La grandezza di questi uomini è dimostrata anche dalla loro grande perspicacia: “Avevano intuito 20 anni fa quello che oggi in alcune sentenze possiamo leggere tutti - ha dichiarato Bongiovanni raccontando l'intervista che Falcone rilasciò al giornalista Saverio Lodato in seguito al fallito attentato all'Addaura del giugno del '89 - Falcone parlò di menti raffinatissime, cioè centri occulti di potere, che si saldarono con Cosa Nostra, ed effettivamente dopo il sacrificio di questi magistrati abbiamo visto, uomini delle istituzioni collusi con la mafia”. Un esempio recente è la condanna definitiva nei confronti del ex-senatore Marcello Dell'Utri per concorso esterno in associazione mafiosa stessa condanna che ha interessato il dott. Bruno Contrada, ex-capo dei servizi segreti in Sicilia.

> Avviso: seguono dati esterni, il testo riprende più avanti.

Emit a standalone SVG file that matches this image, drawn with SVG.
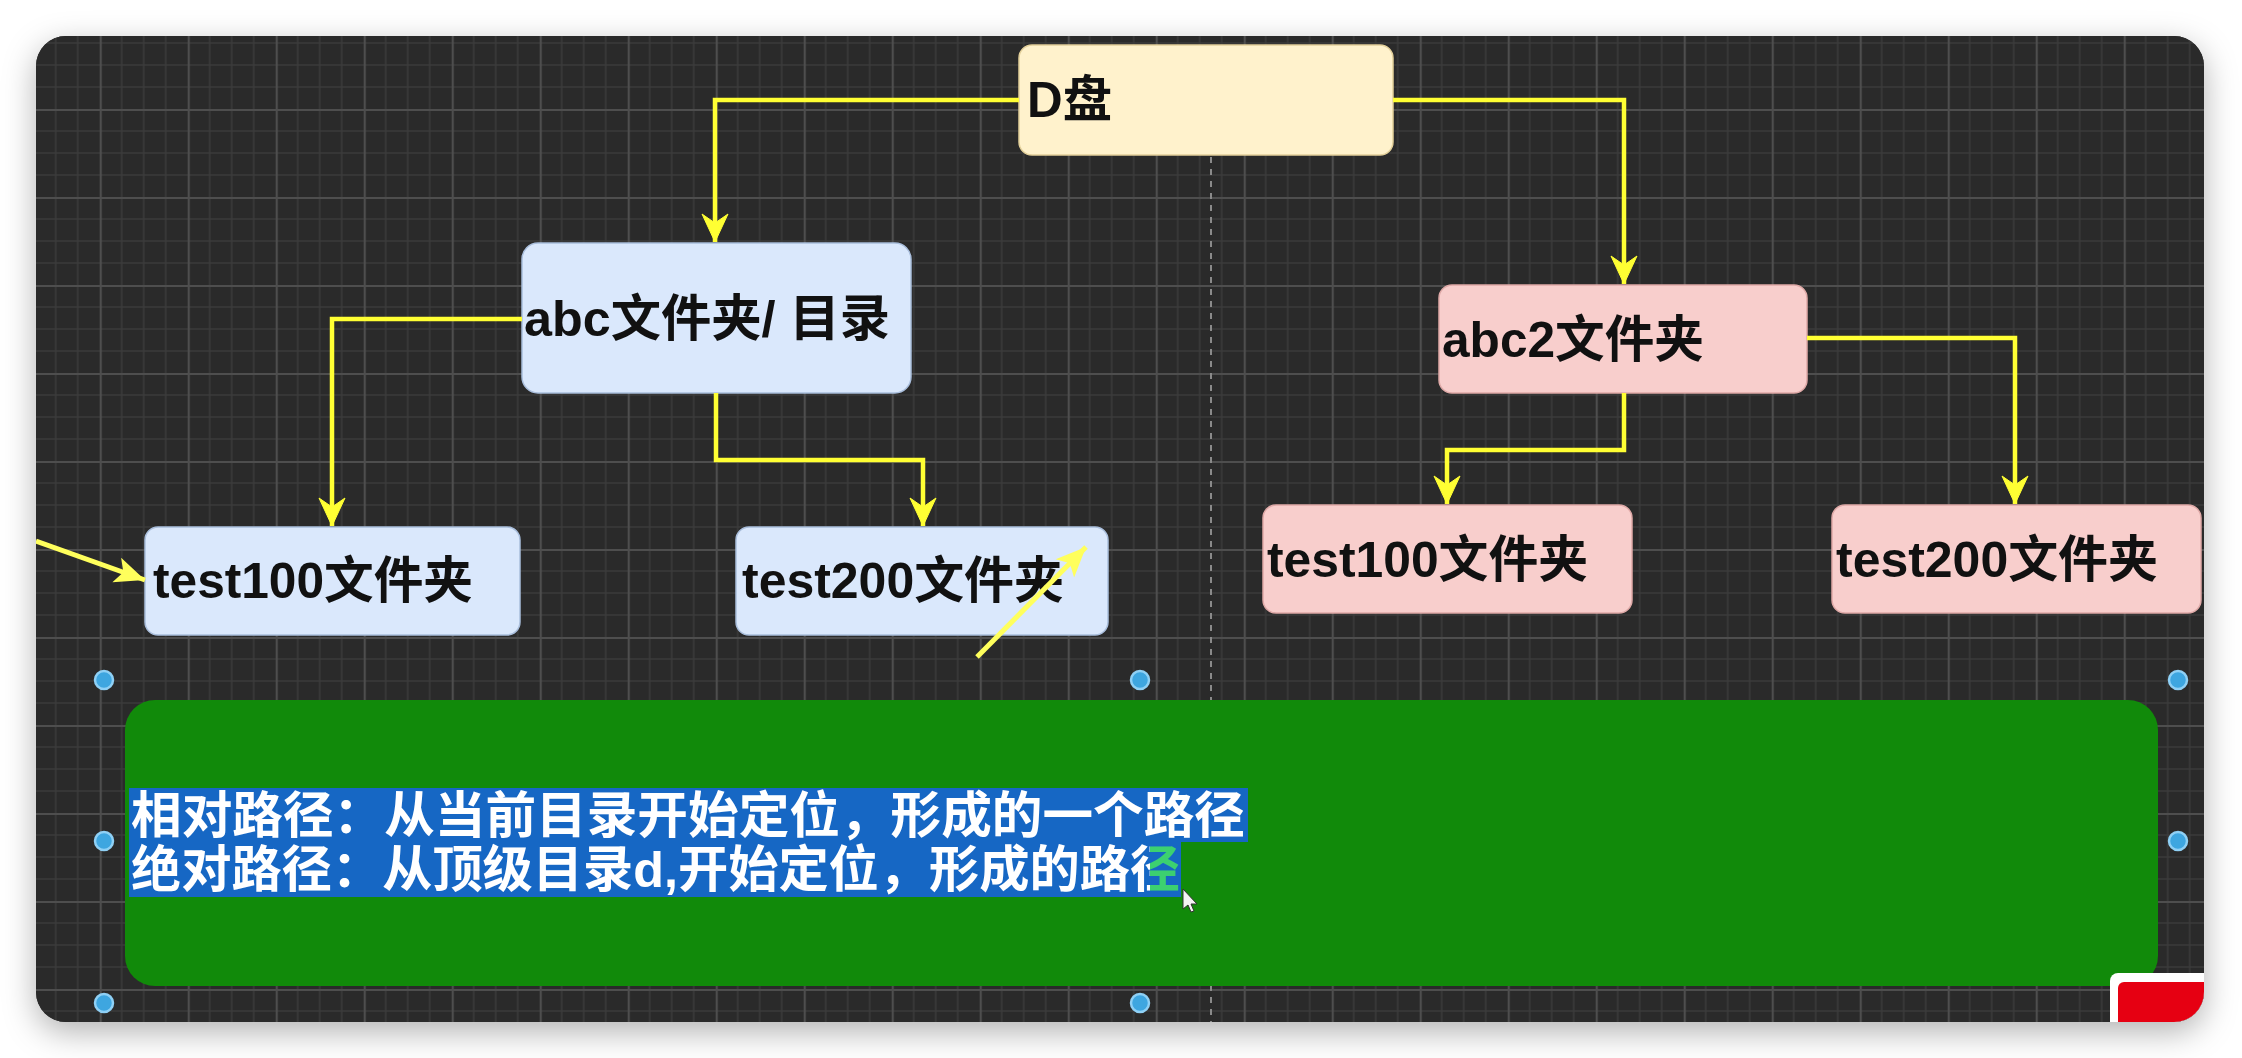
<svg xmlns="http://www.w3.org/2000/svg" width="2242" height="1058" viewBox="0 0 2242 1058">
<defs>
<style>
.node text{font-family:"Liberation Sans","Noto Sans CJK SC",sans-serif;font-weight:700;font-size:50px;fill:#111}
.blue rect{fill:#dae8fc;stroke:#a9bedc;stroke-width:1.5}
.pink rect{fill:#f8cecc;stroke:#dfa9a7;stroke-width:1.5}
.yellow rect{fill:#fff2cc;stroke:#e3d09a;stroke-width:1.5}
.edge{fill:none;stroke:#ffff33;stroke-width:4.5;marker-end:url(#arr)}
.stray{fill:none;stroke:#ffff5c;stroke-width:5;marker-end:url(#arr2)}
.line{font-family:"Liberation Sans","Noto Sans CJK SC",sans-serif;font-weight:700;font-size:50px;fill:#fff}
.hl{fill:#1667c4}
.handle{fill:#3ea6e0;stroke:#8fd0f5;stroke-width:2.5}
</style>
<pattern id="grid" patternUnits="userSpaceOnUse" x="11.7" y="21" width="88" height="88">
<rect width="88" height="88" fill="#2a2a2a"/>
<path d="M22 0V88M44 0V88M66 0V88M0 22H88M0 44H88M0 66H88" stroke="#3a3a3a" stroke-width="1.6"/>
<path d="M1 0V88M0 1H88" stroke="#4e4e4e" stroke-width="2.2"/>
</pattern>
<clipPath id="win"><rect x="36" y="36" width="2168" height="986" rx="30"/></clipPath>
<filter id="shadow" x="-5%" y="-10%" width="110%" height="125%">
<feDropShadow dx="0" dy="10" stdDeviation="16" flood-color="#000" flood-opacity="0.3"/>
</filter>
<marker id="arr" markerUnits="userSpaceOnUse" viewBox="-30 -15 32 30" refX="0" refY="0" markerWidth="32" markerHeight="30" orient="auto">
<path d="M0,0 L-28,-13 L-19,0 L-28,13 Z" fill="#ffff33" stroke="#ffff33" stroke-width="1"/>
</marker>
<marker id="arr2" markerUnits="userSpaceOnUse" viewBox="-32 -16 34 32" refX="0" refY="0" markerWidth="34" markerHeight="32" orient="auto">
<path d="M0,0 L-30,-13 L-23,0 L-30,13 Z" fill="#ffff5c"/>
</marker>
<linearGradient id="lastch" x1="0" y1="0" x2="1" y2="0">
<stop offset="0.4" stop-color="#ffffff"/>
<stop offset="0.4" stop-color="#3cd070"/>
<stop offset="1" stop-color="#3cd070"/>
</linearGradient>
</defs>
<rect width="2242" height="1058" fill="#ffffff"/>
<rect x="36" y="36" width="2168" height="986" rx="30" fill="#2a2a2a" filter="url(#shadow)"/>
<g clip-path="url(#win)">
<rect x="36" y="36" width="2168" height="986" fill="url(#grid)"/>
<line x1="1211" y1="157" x2="1211" y2="1022" stroke="#8a8a8a" stroke-width="2" stroke-dasharray="6 6"/>

<g id="node-d" class="node yellow">
<rect x="1019" y="45" width="374" height="110" rx="13"/>
<text x="1027" y="117" textLength="85" lengthAdjust="spacingAndGlyphs">D盘</text>
</g>
<g id="node-abc" class="node blue">
<rect x="522" y="243" width="389" height="150" rx="16"/>
<text x="524" y="336" textLength="366" lengthAdjust="spacingAndGlyphs">abc文件夹/ 目录</text>
</g>
<g id="node-abc2" class="node pink">
<rect x="1439" y="285" width="368" height="108" rx="13"/>
<text x="1442" y="357" textLength="262" lengthAdjust="spacingAndGlyphs">abc2文件夹</text>
</g>
<g id="node-test100-a" class="node blue">
<rect x="145" y="527" width="375" height="108" rx="13"/>
<text x="153" y="598" textLength="320" lengthAdjust="spacingAndGlyphs">test100文件夹</text>
</g>
<g id="node-test200-a" class="node blue">
<rect x="736" y="527" width="372" height="108" rx="13"/>
<text x="742" y="598" textLength="322" lengthAdjust="spacingAndGlyphs">test200文件夹</text>
</g>
<g id="node-test100-b" class="node pink">
<rect x="1263" y="505" width="369" height="108" rx="13"/>
<text x="1267" y="577" textLength="321" lengthAdjust="spacingAndGlyphs">test100文件夹</text>
</g>
<g id="node-test200-b" class="node pink">
<rect x="1832" y="505" width="369" height="108" rx="13"/>
<text x="1836" y="577" textLength="322" lengthAdjust="spacingAndGlyphs">test200文件夹</text>
</g>

<g id="connectors">
<path class="edge" d="M1019,100 H715 V242"/>
<path class="edge" d="M1393,100 H1624 V284"/>
<path class="edge" d="M522,319 H332 V526"/>
<path class="edge" d="M716,393 V460 H923 V526"/>
<path class="edge" d="M1807,338 H2015 V504"/>
<path class="edge" d="M1624,393 V450 H1447 V504"/>
<path class="stray" d="M36,541 L145,580"/>
<path class="stray" d="M977,657 L1086,547"/>
</g>

<g id="node-note">
<rect x="125" y="700" width="2033" height="286" rx="30" fill="#118a0a"/>
<rect class="hl" x="129" y="788" width="1119" height="54"/>
<rect class="hl" x="129" y="841" width="1052" height="56"/>
<text class="line" x="131" y="833" textLength="1114" lengthAdjust="spacingAndGlyphs">相对路径：从当前目录开始定位，形成的一个路径</text>
<text class="line" x="131" y="887" textLength="999" lengthAdjust="spacingAndGlyphs">绝对路径：从顶级目录d,开始定位，形成的路</text>
<text class="line" x="1130" y="887" style="fill:url(#lastch)">径</text>
</g>

<g id="handles">
<circle class="handle" cx="104" cy="680" r="9"/>
<circle class="handle" cx="1140" cy="680" r="9"/>
<circle class="handle" cx="2178" cy="680" r="9"/>
<circle class="handle" cx="104" cy="841" r="9"/>
<circle class="handle" cx="2178" cy="841" r="9"/>
<circle class="handle" cx="104" cy="1003" r="9"/>
<circle class="handle" cx="1140" cy="1003" r="9"/>
</g>

<polygon points="1183,889 1183,909 1188,905 1191,912 1194,911 1191,904 1197,904" fill="#f4f4f4" stroke="#333" stroke-width="1"/>

<g id="badge">
<rect x="2110" y="973" width="130" height="80" rx="8" fill="#fff"/>
<rect x="2118" y="982" width="120" height="70" rx="6" fill="#e60012"/>
</g>
</g>
</svg>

“Menti raffinatissime” sulle quali hanno indagato i magistrati di oggi, indagini tutto in corso e che hanno permesso di istituire vari processi. Tra cui quello sulla Trattativa stato-mafia che si sta svolgendo a Palermo, di cui è titolare Nino Di Matteo, il quale: “è stato condannato a morte, tutta l'Italia ha visto le registrazioni video in cui il boss Salvatore Riina, intercettato dal carcere di Opera, ha detto uccidiamo Di Matteo”. Bongiovanni ha poi evidenziato che sebbene la sicurezza predisposta per il pm sia molto efficiente non è abbastanza ed il rischio è quello che “Si stia ripetendo una storia già vista”. Con la differenza che questa volta “c'è una protezione della società civile”, anche se piccola, che si stringe attorno a questi magistrati per sostenerli e non lasciarli soli. Resta il fatto però che il messaggio forte di sostegno dovrebbe partire prima di tutto dalla magistratura stessa: “Purtroppo a volte questi magistrati non sono molto seguiti dalla magistratura che li ostacola, e crea loro problemi”. “Però - conclude Bongiovanni - speriamo che le cose questa volta andranno diversamente e non si ripetano.”